KUALA LUMPUR: The average selling prices (ASP) for gloves are likely to tilt lower as the urgency for gloves subsiding, despite the anticipation of higher prices than pre-pandemic level, according to MIDF Research.
The firm has downgraded the glove sector to neutral as it lacks near-term catalysts.
Its analyst Ng Bei Shan said high vaccination rate implied the urgency for rubber gloves in developed countries might slow down and put further pressure ASP going forward.
"The higher capacity has also contributed to the easing in demand for urgent orders. We expect demand for gloves to remain strong but the dwindling urgent requirement for rubber gloves is likely to tone down high ASPs," Ng said in a report today.
She added that demand for gloves was likely to continue to outstrip supply into 2022 but the tide should turn in 2023.
"Compared to end of 2020, spot ratios for rubber gloves have eased, which means that the urgent orders for rubber gloves might be subsiding," she said.
Ng said glove makers had lower spot allocation compared to one to two quarters ago, adding that some were focusing solely on contractual orders.
Meanwhile, she said pricing for contract orders were softening at a gradual rate as a result of the ever-changing demand and supply dynamic.
"One of the factors is buyers adopting a wait-and-see approach as they try to reduce their risk of holding high-price inventory," she said.
She said one of the developments that had shifted the urgent demand for rubber gloves was the improving situation of the pandemic in the developed countries.
"The number of new Covid-19 cases in the United States and the European countries have declined drastically since the peak in the first quarter this year.
"The Covid-19 vaccination programmes in the developed countries continue to accelerate.

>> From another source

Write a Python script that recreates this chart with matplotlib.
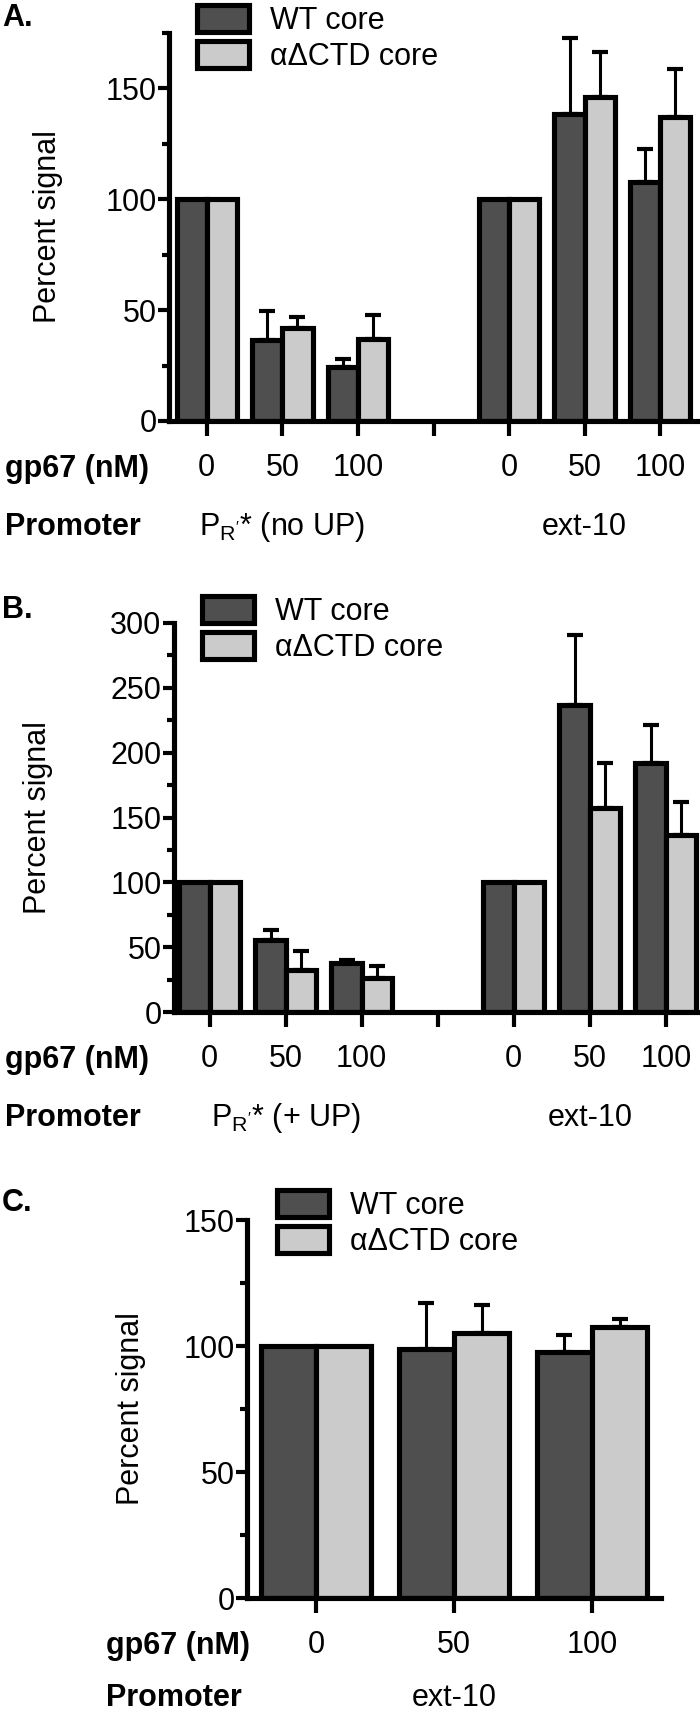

The United Kingdom has over 60 per cent of its population vaccinated at least once while the US, Italy and Germany has about half of their population receiving at least one Covid- 19 vaccine shot."
Ciing an example, she said ASP in the North American market for nitrile rubber gloves could fetch about US$10 higher compared to other markets.
"The US is known to have the highest consumption per capita at 281 gloves in 2019. The consumption of gloves per capita is followed by UK at 133, Italy at 129, Germany at 120 and Japan at 112."
She said glove makers had ramped up production by about 25 per cent in 2020 to meet the spike in demand for disposable rubber gloves.
"In 2021, companies continue to add in new production lines to churn out more gloves and the estimated new supply, contributed by existing players and new setups, is estimated to increase by more than 30 per cent compared to the previous year."
She cautioned that profit margin might narrow with lower ASP and firmer cost structure, although average prices would still be higher year-on-year.
"Coupled with the weaker ASP trend, we expect profit margin to narrow with rising costs of doing business (higher labour cost)."